The hotspots clustered in the eastern coastal plain and several inland industrial provinces. That lines up with earlier reviews showing widespread PFAS contamination in Chinese surface waters, including links to industrial distribution and point sources such as wastewater treatment plant effluent. A 2024 review in Science of the Total Environment analyzed 48 papers, 49 regions, and 1,338 sampling sites, finding that China’s PFAS problem is both geographically broad and tied to industry patterns.

The population estimate is the number that makes the map stop feeling abstract: 80-90 million people may live in high-risk areas.

That does not mean 90 million people are drinking unsafe water tomorrow morning. Surface water risk is not the same thing as household exposure, and treatment systems, drinking-water sources, and local behavior matter a lot. But it does mean the model is waving a big fluorescent flag over places where testing and mitigation should probably not wait for somebody to “circle back” in the next fiscal year.

Rain, Factories, and the World’s Least Fun Treasure Map

The dominant predictors were proximity to known PFAS users and annual precipitation. That combo makes intuitive sense. Sources matter because chemicals need somewhere to come from. Rain matters because water moves contamination around, carries runoff, changes dilution, and generally behaves like the world’s most chaotic delivery service.

This is where machine learning earns its keep. PFAS transport is messy. Real landscapes do not follow the tidy diagrams we draw in reports. Rivers connect. Rain falls unevenly. Industries cluster. Monitoring data is incomplete. A model can combine all those clues and produce a screening map that helps people decide where to sample next.
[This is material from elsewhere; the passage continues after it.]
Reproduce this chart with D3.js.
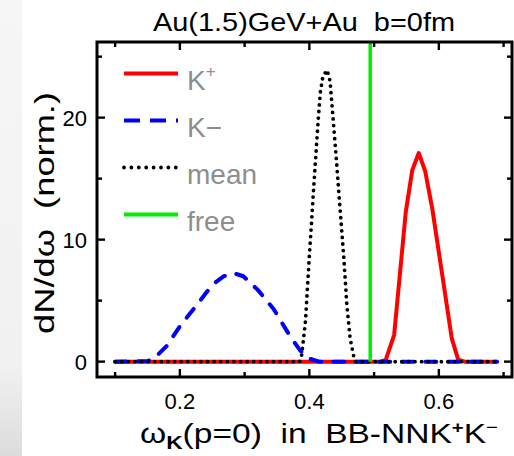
<!DOCTYPE html>
<html>
<head>
<meta charset="utf-8">
<script src="https://cdn.jsdelivr.net/npm/d3@7"></script>
<style>
  html, body { margin: 0; padding: 0; background: #fff; }
  svg { display: block; }
  text { font-family: "Liberation Sans", Arial, sans-serif; white-space: pre; }
</style>
</head>
<body>
<svg id="chart" width="514" height="456"></svg>
<script>
// Kaon in-medium energy distributions, Au(1.5 GeV)+Au at b = 0 fm
// omega (GeV) / dN/domega (normalised) vertices for each curve
const kPlus = [[0.10,0],[0.51,0],[0.518,0.15],[0.531,2.2],[0.549,12.3],[0.559,15.7],[0.569,17.1],
  [0.579,15.6],[0.590,12.5],[0.605,7.2],[0.620,1.9],[0.630,0.15],[0.64,0],[0.69,0]];
const kMinus = [[0.10,0],[0.15,0.05],[0.16,0.25],[0.18,1.3],[0.20,2.9],[0.23,4.9],[0.25,6.3],
  [0.268,7.0],[0.283,7.25],[0.298,7.0],[0.32,5.9],[0.345,4.3],[0.37,2.1],[0.386,0.9],
  [0.40,0.25],[0.415,0],[0.69,0]];
const meanField = [[0.10,0],[0.385,0],[0.388,0.5],[0.390,1.4],[0.394,3.3],[0.397,6.0],[0.400,8.7],
  [0.4035,11.5],[0.4066,14.2],[0.410,16.9],[0.4135,19.7],[0.417,22.1],[0.421,23.4],[0.4274,23.9],
  [0.432,23.0],[0.437,19.7],[0.442,16.4],[0.447,12.8],[0.453,8.7],[0.458,4.6],[0.463,1.9],
  [0.468,0.55],[0.471,0],[0.69,0]];
const freeMass = 0.494;   // free kaon mass, GeV

const xTicks = [0.1, 0.2, 0.3, 0.4, 0.5, 0.6, 0.7];
const xLabelled = [0.2, 0.4, 0.6];
const yTicks = [0, 5, 10, 15, 20, 25];
const yLabelled = [0, 10, 20];
const legendLabels = ["K+", "K−", "mean", "free"];

const svg = d3.select("#chart");
const plot = { left: 97, right: 512, top: 42, bottom: 377 };

// soft grey strip on the far left edge
const defs = svg.append("defs");
const g1 = defs.append("linearGradient").attr("id", "edge").attr("x1", 0).attr("y1", 0).attr("x2", 0).attr("y2", 1);
g1.append("stop").attr("offset", "0").attr("stop-color", "#f6f6f6");
g1.append("stop").attr("offset", "0.8").attr("stop-color", "#f1f1f1");
g1.append("stop").attr("offset", "1").attr("stop-color", "#dcdcdc");
svg.append("rect").attr("x", 0).attr("y", 0).attr("width", 22).attr("height", 456).attr("fill", "url(#edge)");

const x = d3.scaleLinear().domain([0.072, 0.713]).range([plot.left, plot.right]);
const y = d3.scaleLinear().domain([-1.26, 26.2]).range([plot.bottom, plot.top]);

const clip = defs.append("clipPath").attr("id", "plotclip");
clip.append("rect").attr("x", plot.left).attr("y", plot.top)
  .attr("width", plot.right - plot.left).attr("height", plot.bottom - plot.top);

// inward ticks on all four sides, longer where labelled
const tl = (v, set) => set.includes(v) ? 8 : 5;
const gx = svg.append("g");
xTicks.forEach(v => {
  gx.append("line").attr("x1", x(v)).attr("x2", x(v)).attr("y1", plot.bottom).attr("y2", plot.bottom - tl(v, xLabelled));
  gx.append("line").attr("x1", x(v)).attr("x2", x(v)).attr("y1", plot.top).attr("y2", plot.top + tl(v, xLabelled));
});
yTicks.forEach(v => {
  gx.append("line").attr("y1", y(v)).attr("y2", y(v)).attr("x1", plot.left).attr("x2", plot.left + tl(v, yLabelled));
  gx.append("line").attr("y1", y(v)).attr("y2", y(v)).attr("x1", plot.right).attr("x2", plot.right - tl(v, yLabelled));
});
gx.selectAll("line").attr("stroke", "#000").attr("stroke-width", 2.4);

svg.append("g").selectAll("text").data(xLabelled).join("text")
  .attr("x", d => x(d)).attr("y", 409).attr("text-anchor", "middle")
  .attr("font-size", 22).attr("fill", "#000").text(d3.format(".1f"));
svg.append("g").selectAll("text").data(yLabelled).join("text")
  .attr("x", 87).attr("y", d => y(d) + 8).attr("text-anchor", "end")
  .attr("font-size", 22).attr("fill", "#000").text(d => d);

// curves
const line = d3.line().x(d => x(d[0])).y(d => y(d[1]));
const curves = svg.append("g").attr("clip-path", "url(#plotclip)");
curves.append("path").datum(kPlus).attr("d", line).attr("fill", "none")
  .attr("stroke", "#ff0000").attr("stroke-width", 4).attr("stroke-linejoin", "round");
curves.append("path").datum(kMinus).attr("d", line).attr("fill", "none")
  .attr("stroke", "#0000ff").attr("stroke-width", 4).attr("stroke-dasharray", "11 12")
  .attr("stroke-linecap", "round").attr("stroke-linejoin", "round");
curves.append("path").datum(meanField).attr("d", line).attr("fill", "none")
  .attr("stroke", "#000").attr("stroke-width", 3.8).attr("stroke-dasharray", "0 6.6")
  .attr("stroke-linecap", "round");
curves.append("line").attr("x1", x(freeMass)).attr("x2", x(freeMass))
  .attr("y1", y(0)).attr("y2", y(26.2)).attr("stroke", "#00ee00").attr("stroke-width", 3.5);

// frame
svg.append("rect").attr("x", plot.left).attr("y", plot.top)
  .attr("width", plot.right - plot.left).attr("height", plot.bottom - plot.top)
  .attr("fill", "none").attr("stroke", "#000").attr("stroke-width", 3);

// legend
const legendStyles = [
  { stroke: "#ff0000", dash: null, cap: "butt", w: 4 },
  { stroke: "#0000ff", dash: "16 10", cap: "butt", w: 4 },
  { stroke: "#000", dash: "0 7.4", cap: "round", w: 3.8 },
  { stroke: "#00ee00", dash: null, cap: "butt", w: 4 }
];
const legend = svg.append("g");
legendLabels.forEach((lab, i) => {
  const ly = 73.5 + i * 47;
  const s = legendStyles[i];
  legend.append("line").attr("x1", 124).attr("x2", 178).attr("y1", ly).attr("y2", ly)
    .attr("stroke", s.stroke).attr("stroke-width", s.w)
    .attr("stroke-dasharray", s.dash).attr("stroke-linecap", s.cap);
  const t = legend.append("text").attr("x", 187).attr("y", ly + 16)
    .attr("font-size", 28).attr("fill", "#8e8e8e");
  if (lab === "K+") {
    t.append("tspan").text("K");
    t.append("tspan").attr("font-size", 17).attr("dy", -13).text("+");
  } else {
    t.text(lab);
  }
});

// title
svg.append("text").attr("x", 304).attr("y", 31).attr("text-anchor", "middle")
  .attr("font-size", 25).attr("fill", "#000")
  .attr("textLength", 302).attr("lengthAdjust", "spacingAndGlyphs")
  .text("Au(1.5)GeV+Au  b=0fm");

// axis titles
const xt = svg.append("text").attr("x", 140).attr("y", 443).attr("font-size", 28).attr("fill", "#000")
  .attr("textLength", 358).attr("lengthAdjust", "spacingAndGlyphs");
xt.append("tspan").text("ω");
xt.append("tspan").attr("font-size", 19).attr("font-weight", "bold").attr("dy", 6).text("K");
xt.append("tspan").attr("dy", -6).text("(p=0)  in  BB-NNK");
xt.append("tspan").attr("font-size", 17).attr("font-weight", "bold").attr("dy", -10).text("+");
xt.append("tspan").attr("dy", 10).text("K");
xt.append("tspan").attr("font-size", 17).attr("dy", -10).text("−");

svg.append("text").attr("transform", "translate(54,213) rotate(-90)")
  .attr("text-anchor", "middle").attr("font-size", 28).attr("fill", "#000")
  .attr("textLength", 242).attr("lengthAdjust", "spacingAndGlyphs")
  .text("dN/dω  (norm.)");
</script>
</body>
</html>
A related 2025 arXiv paper, FOCUS, makes a similar argument for hydrology-informed AI: when labels are sparse, geospatial context can help build screening-level PFAS maps. That phrase, “screening-level,” deserves a tiny gold star for scientific humility. The map is a triage tool, not a judge with a gavel.

Why This Is Cool, With Appropriate Nervousness

If reproducible and expanded, this kind of work could help regulators prioritize field sampling, identify communities needing closer attention, and evaluate whether source-control policies are landing where they should. It could also make PFAS monitoring more proactive. Instead of waiting for contamination to show up in scattered tests, agencies could look for likely risk patterns first.

But the caveats are real. Source inventories are imperfect. “Potential source” does not equal actual emissions. Monitoring data may be biased toward places researchers already suspected were contaminated. PFAS is not one chemical but a sprawling family reunion of compounds, many of which are poorly measured. And models trained on historical data may miss changes in production, regulation, or rainfall.

Still, the paper shows the best version of environmental machine learning: not replacing chemistry, field sampling, or public-health judgment, but helping aim them. The model is basically saying, “Start looking here.” For a pollutant family this persistent, that is a very useful sentence.

References

  1. Wang, J.; Shao, S.; Gao, Q.; Wang, B.; Zhang, Y. “Mapping PFAS Exceedance Risk in China’s Surface Water: A Machine Learning Approach Informed by Source Distribution.” Environmental Science & Technology 2026, 60(18), 13462-13472. DOI: 10.1021/acs.est.6c00574. PMID: 42043097.

  2. Wang, J.; Shen, C.; Zhang, J.; Lou, G.; Shan, S.; Zhao, Y.; Man, Y. B.; Li, Y. “Per- and polyfluoroalkyl substances (PFASs) in Chinese surface water: Temporal trends and geographical distribution.” Science of The Total Environment 2024, 915, 170127. DOI: 10.1016/j.scitotenv.2024.170127.

  3. Zheng, X.; Fan, Z.; et al. “Ecological risks of PFAS in China’s surface water: A machine learning approach.” Environment International 2025, 196, 109290. DOI: 10.1016/j.envint.2025.109290.

  4. Khan, J.; Friedman, A.; Evans, S.; Klein, R.; Wang, R.; Manz, K. E.; Beins, K.; Andrews, D. Q.; Bondi-Kelly, E. “FOCUS on Contamination: Hydrology-Informed Noise-Aware Learning for Geospatial PFAS Mapping.” arXiv: 2502.14894, 2025.

  5. Podder, A.; et al. “Underestimated burden of per- and polyfluoroalkyl substances in global surface waters and groundwaters.” Nature Geoscience 2024, 17, 340-346. DOI: 10.1038/s41561-024-01402-8.

  6. Garrett, K. K.; Say, V.; Ciaranca, S.; Brown, P.; Haberlack, E.; Hopkins, C.; Lengefeld, M.; Cordner, A. “The Landscape of PFAS Contamination in the United States: Sources and Spatial Patterns.” Environmental Science & Technology 2025, 59(35), 18795-18807. DOI: 10.1021/acs.est.4c14474.

  7. Breiman, L. “Random Forests.” Machine Learning 2001, 45, 5-32. DOI: 10.1023/A:1010933404324.

  8. U.S. Environmental Protection Agency. “Research on Per- and Polyfluoroalkyl Substances (PFAS).” EPA PFAS research overview.

Disclaimer: This blog post is a simplified summary of published research for educational purposes. The accompanying illustration is artistic and does not depict actual model architectures, data, or experimental results. Always refer to the original paper for technical details.